No sé cuándo fue, ni tampoco puedo explicar por qué las luminarias de la avenida estaban apagadas. Deduzco que quizá no fue así, que el alumbrado debía estar encendido, quién sabe. Pero estoy seguro de que la camioneta era de la Republicana y circulaba despacio, primero hacia la Ciudad Vieja, al rato hacia el Obelisco. En dos o tres ocasiones logré escuchar parte de un mensaje que irradiaban por un parlante. Una voz rasposa decía: “Ciudadanos, manténganse en sus domicilios”.
Son escenas tan extrañas que parecen falsas o alteradas por mi mente. También recuerdo que alguien filmó con su teléfono a un ciervo que trotaba a plena luz del día por una calle de Jaureguiberry. Con Lucy nos habíamos refugiado en nuestra casa de balneario, a pocos kilómetros de allí. No teníamos televisión ni internet, así que en las noches escuchábamos las novedades de la pandemia gracias a una pequeña radio. Era invierno, no veíamos a nadie, hacía frío, y nosotros sentados y atentos a los informes de la radio. Era como estar en Londres en julio o agosto de 1940 y esperar siempre las peores noticias: las bajas, los bombardeos, el avance alemán, la angustia. Claro, del otro lado no hablaba Winston Churchill sino Álvaro Delgado.
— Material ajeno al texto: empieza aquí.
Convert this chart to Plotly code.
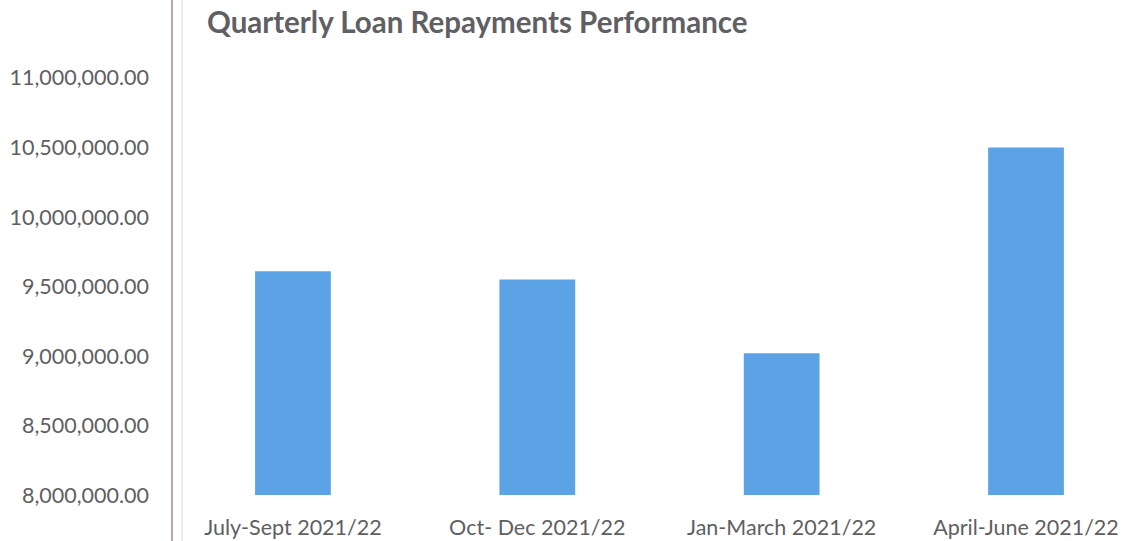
import plotly.graph_objects as go

categories = ["July-Sept 2021/22", "Oct- Dec 2021/22", "Jan-March 2021/22", "April-June 2021/22"]
repayments = [9610000, 9550000, 9020000, 10500000]
tick_values = [8000000, 8500000, 9000000, 9500000, 10000000, 10500000, 11000000]
tick_labels = ["8,000,000.00", "8,500,000.00", "9,000,000.00", "9,500,000.00",
               "10,000,000.00", "10,500,000.00", "11,000,000.00"]

FONT = "Lato"
GREY = "#5f5f63"

fig = go.Figure()
fig.add_trace(go.Bar(
    x=list(range(len(categories))),
    y=[v - 8000000 for v in repayments],
    base=8000000,
    width=0.31,
    marker=dict(color="#5ba3e4", line=dict(width=0)),
))

fig.update_layout(
    width=1124, height=541,
    margin=dict(l=172, r=0, t=40, b=46),
    paper_bgcolor="white", plot_bgcolor="white",
    showlegend=False,
    title=dict(text="<b>Quarterly Loan Repayments Performance</b>",
               x=207/1124, xanchor="left", xref="container",
               y=1-23/541, yanchor="middle", yref="container",
               font=dict(family=FONT, size=29.5, color="#606064")),
    xaxis=dict(range=[-0.495, 3.401], tickmode="array",
               tickvals=list(range(len(categories))), ticktext=categories,
               showgrid=False, zeroline=False, showline=False, ticks="",
               ticklabelstandoff=17,
               tickfont=dict(family=FONT, size=21.5, color=GREY)),
    yaxis=dict(range=[8000000, 11273000], tickmode="array",
               tickvals=tick_values, ticktext=tick_labels,
               showgrid=False, zeroline=False, showline=False,
               ticks="", ticklabelstandoff=22,
               tickfont=dict(family=FONT, size=21.5, color=GREY)),
    shapes=[
        dict(type="line", xref="paper", yref="paper", x0=0, x1=0, y0=-0.2, y1=1.2,
             line=dict(color="#a08a88", width=1.5)),
        dict(type="line", xref="paper", yref="paper", x0=10/952, x1=10/952, y0=-0.2, y1=1.2,
             line=dict(color="#ead6dc", width=1)),
    ],
)

fig.write_html("out.html")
Varios amigos se me murieron de Covid en el transcurso de la peste. Pese a que todos tenían familia, todos murieron sin compañía y sin compañía fueron sus sepelios. Con algunos de ellos, compañeros de trinchera en la guerra, mantuve vínculos de hermandad durante cuarenta años. Y de pronto, por un simple mensaje de wasap me enteraba de que uno ya no estaba, y luego otro, y otro: muerto por la mañana y enterrado por la tarde. Fin.
Fue un tiempo tan difícil que parece no haber sucedido. Pero ocurrió, con sus retóricas de antes y después, con nuestro egoísmo y nuestra solidaridad. También hubo, hay que decirlo, una esperanza absurda: la de renacer después de la pandemia en un mundo nuevo, menos sucio, no tan enloquecido y violento como el de antes. El aire se estaba limpiando, la flora y la fauna se entonaban ante poca actividad humana, la gente aplaudía a los médicos, aplaudía a los enfermeros, aplaudía a los cantantes de balcón, a los músicos de balcón, a los amantes de balcón. En medio de una tragedia monumental, como que algo empezaba a brillar.
Pero no. Fue apenas una estrella fugaz. De a poco la pandemia fue remitiendo, las actividades industriales volvieron con fuerza, y volvieron los viajes, los aviones, el turismo, las iniciativas para seguir sobreexplotando la tierra y el mar y los ríos y, por supuesto, para continuar reventando a las personas. La nueva normalidad le dio paso a la vieja normalidad y aquí estamos, señoras y señores, con nuestros cuerpos tapizados de vacunas y un buen stock de tapabocas en el armario, aunque sin haber aprendido casi nada sobre nuestra pobre condición humana. Otra vez Camus, otra vez La peste: “La estupidez insiste siempre”.